First, there was the spike that saw oil rise to $147 a barrel 15 months ago, pulling agricultural commodities in its slipstream. While the bank crisis saw a rapid puncturing of bubbles as banks deleveraged, analysts confirm that in the past six months, up to half of the new liquidity given to banks by governments has gone into commodities, sparking a fresh boom.
Andrew Jarvis, a former policy adviser in the Cabinet Office and now a senior research fellow at Chatham House, says: "There are a lot of stories on food markets that are all simultaneously true."
On the face of it, this should play into the hands of food producers in the developing world. But higher inputs – the cost of fertilisers, seeds and machinery – have hurt them badly. The result is that the number of people starving has risen from 830 million to one billion in just over one year, according to the UN’s Food and Agriculture Organisation.
"The World Bank was insufficiently engaged in harnessing the power of agriculture and development and we are now gradually moving to engagement," says Mark Cackler, manager of the agriculture and rural development department at the World Bank. "Seventy-five per cent of the poor are mostly engaged in farming. To achieve a reduction in poverty we have to work with [them]."
That may be, but smallholders are having to cope with a new threat: land-grabs. Concern in China, South Korea and Gulf states over how they will feed their growing populations amid pressure on water resources and the effects of climate change has prompted a new rush for land in Africa, eastern Europe and parts of Asia. The International Food Policy Research Institute has reported that 8.66m hectares – an area about the same size as Italy’s arable land – has been snapped up in Africa by emerging economies. But the real figure could be much higher.

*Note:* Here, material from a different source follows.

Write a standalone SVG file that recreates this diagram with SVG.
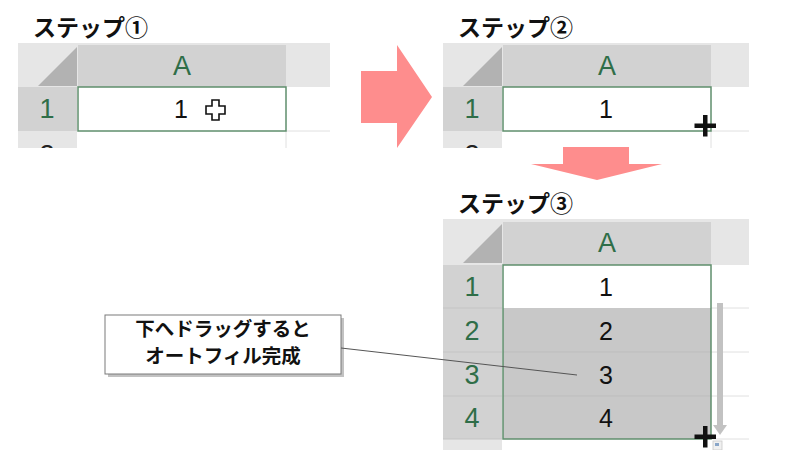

Commodity experts such as Goldman Sachs’s Currie believe that land-grabbing is a good thing. He argues it will lead to more investment in agriculture. But others worry that the phenomenon will see farmers thrown off their land as more powerful forces move in.
The billionaire speculator George Soros highlighted the land-buying frenzy earlier this year. "I’m convinced farm land is going to be one of the best investments of our time," he said. "Eventually, of course, food prices will get high enough that the market probably will be flooded with supply through development of new land or technology or both, and the bull market will end. But that’s a long way away yet."
Especially if recent UN projections are to be believed. They suggest that if the world’s population reaches 9.1 billion by 2050, it will require a 70% increase in food production from 2007 levels, including a 900m tonne (43%) increase in cereal production and a 200m tonne (74%) increase in meat production.
G8 world leaders, at their summit in Italy in July, promised $20bn (£12bn) to combat the growing food crisis in the developing world. But senior observers have suggested this will amount to just $3bn of new money.
In two weeks, the UN will hold its second emergency food summit in Rome. Leaders of 30 countries and the Pope are slated to attend. For Sumani Subramani, the villagers of Thatarber Manihatty and the two billion people who rely on smallholder farming to eat, the world’s leaders need to furnish them with the wherewithal to survive.